Não, nunca uma ex-ministra das finanças sugeriu o fim do pagamento da hemodiálise a doentes com mais de 70 anos, o que motivaria uma espécie de homicídios em cadeia patrocinados pelo Estado.

Não, nunca houve um deputado a defender que o problema do país era a “peste grisalha”, sobre a qual era preciso tomar medidas, nem aconteceu, longe disso, o homem ter sido promovido a cabeça de lista do seu distrito.

Não, nunca houve mortes por um ministério ter adquirido produtos perigosos para os doentes hemodialisados para poupar uns cobres, perante o entusiasmo dos seus colegas de governo e respectivo 1º ministro de então.

Não, nunca houve uma ministra a saudar as vantagens económicas de um vírus eclodido num outro país.

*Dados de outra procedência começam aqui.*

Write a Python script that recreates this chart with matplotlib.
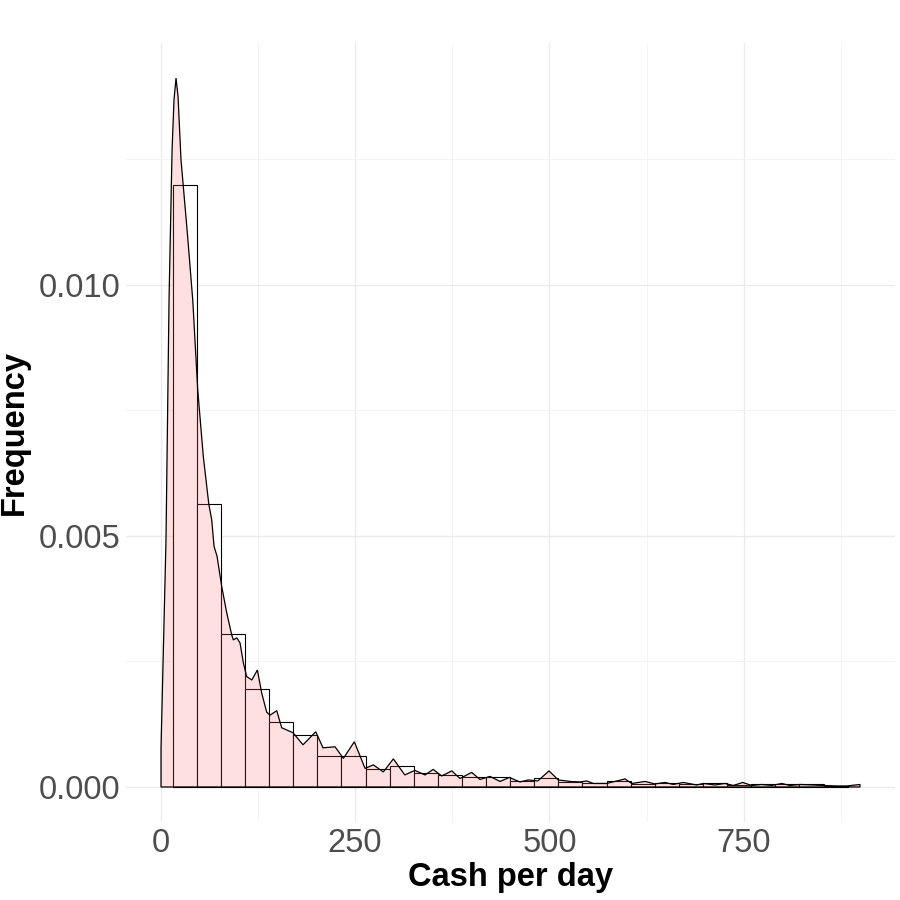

Não, nunca houve um primeiro ministro a contemplar os seus concidadãos mais sofredores com o epíteto de piegas enquanto lhes sugava a vida.

Não, nunca houve companhias a de seguros a determinar soluções terapêuticas mais vantajosas para os seus lucros que para a vida dos doentes.

Não, nunca houve pessoas que não puderam beneficiar de tratamentos sofisticados para doenças potencialmente fatais por não terem condições económicas para manter as necessárias condições – de assepsia, por exemplo – em sua casa.

Não, nunca houve doentes que morreram por não terem recursos financeiros para continuar a viver.

Não, nunca houve na Assembleia da República deputados que defendem o fim puro e simples do SNS ou a sua destruição em favor de terceiros.

Não, não são nem nunca foram pessoas como estas que, com a respectiva bênção eleitoral, nos governaram, governam e continuarão a governar.

Não, a puta da realidade não existe. Podemos continuar a confiar, está tudo bem.